Mrs. Agyemang said the budget was the government’s intention of what it wanted to do for the people based of their needs, showing its means of revenue generation to address those needs.
She said taking the backseat and not getting involved in the process meant that the citizens were willing and ready to accept anything government presented.
“The budget helps us to know and question whether the government is able to raise the funding that it required to fund the needs of its people and has put funds raised into appropriate use, we will be able to ask questions concerning government activities and interventions only if we delve into the budget,” she said.
Mr. John Eliasu Mahama, Convener of the Peoples Health Movement (PHM), said to achieve Universal Health Coverage (UHC), the UHC policy alone was not enough, hence the need for CSOs to engage the government to interpret financial commitments allocated in the budget.
He observed that countries that were making progress towards the attainment of UHC are those that were committing their own resources to the goal rather than those that were waiting for external funding sources to fund healthcare and interventions.

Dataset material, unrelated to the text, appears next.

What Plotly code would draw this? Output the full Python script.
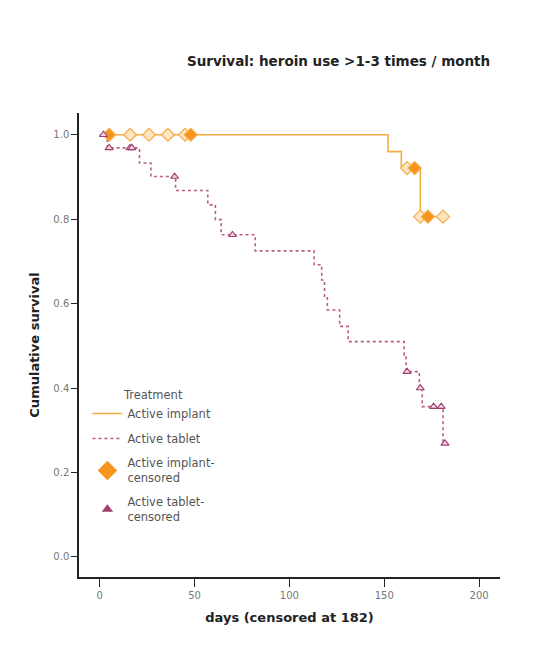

The training was therefore aimed at training Civil Society Organizations working in the area of health to call for increase spending on health and get the government to commit more to ensuring quality, effective and efficient healthcare delivery for all.
Madame Elsie Cornelia Ayeh, Development Planner, National Association of Persons Living with AIDS (NAP+) said the two-day training was beneficial to her work, saying “I have gotten an indepth understanding about the budget, how it is developed and the fact that the public is at liberty to make inputs into the development of the budget”.
She said training exposed them to the importance of building working relations and creating platforms for engagement.